Grounded and Pentiment have shown us just how much range Obsidian really has. Now, it’s always a bad idea to present a game developer as a monolith; the studio that created Alpha Protocol in 2010 is not the same as the one that released Grounded in 2022. But nor do developers get rid of everyone and reinvent themselves with every game. Sawyer, for instance, started out with Black Isle working on Icewind Dale, became a game director with New Vegas, then led the team on Pentiment. You can still look at Obsidian’s newest games and chart a path all the way back to the studio’s origins.
Back to the future
After such a great year, I’m vibrating with anticipation over what’s next. The immediate future, admittedly, does seem a bit more conventional. There’s the arbitrary sequel to The Outer Worlds, and then another first-person RPG, Avowed (opens in new tab). The latter is mostly a mystery at this point, though we know it’s set in the same world as Pillars, so it’s probably as close as we’ll get to a proper sequel. Following the failure of Deadfire, Obsidian got worried that isometric CRPGs were going out of style again, hence the first-person perspective.

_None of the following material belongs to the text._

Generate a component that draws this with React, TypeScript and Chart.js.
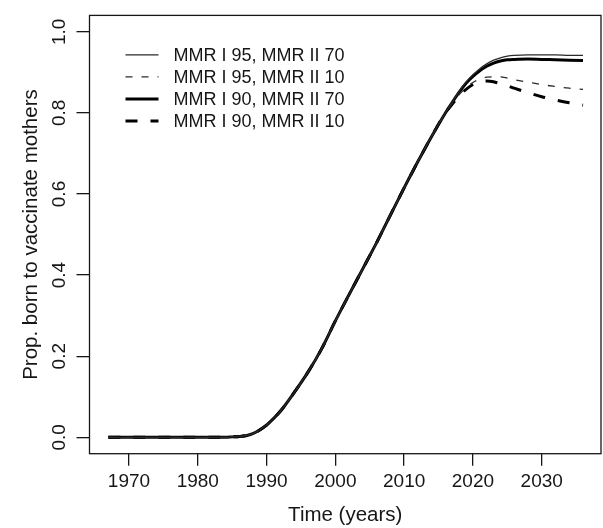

With two big first-person RPGs on the go, I do hope Obsidian doesn’t forget about what it did in 2022. This isn’t to say I’m not keen for more Obsidian RPGs—I’ll always be eager for more—but now that it’s clear it can work some real magic when it spreads its wings. I’m even more ravenous for big surprises that are out of its traditional wheelhouse, but RPGs, of course, are still ripe for experimentation and recontextualising. Disco Elysium ripped up the playbook and gave us one of the best games ever made, and more recently we’ve had Midnight Suns, giving us Firaxis’s systems-heavy, friendship-focused take on the genre. And after Pentiment and Grounded, Obsidian now has a lot more experience to draw from, and new directions it might want to explore in an RPG.
However The Outer Worlds 2 and Avowed turn out, right now Obsidian is one of the most exciting developers around. Fingers crossed the momentum holds.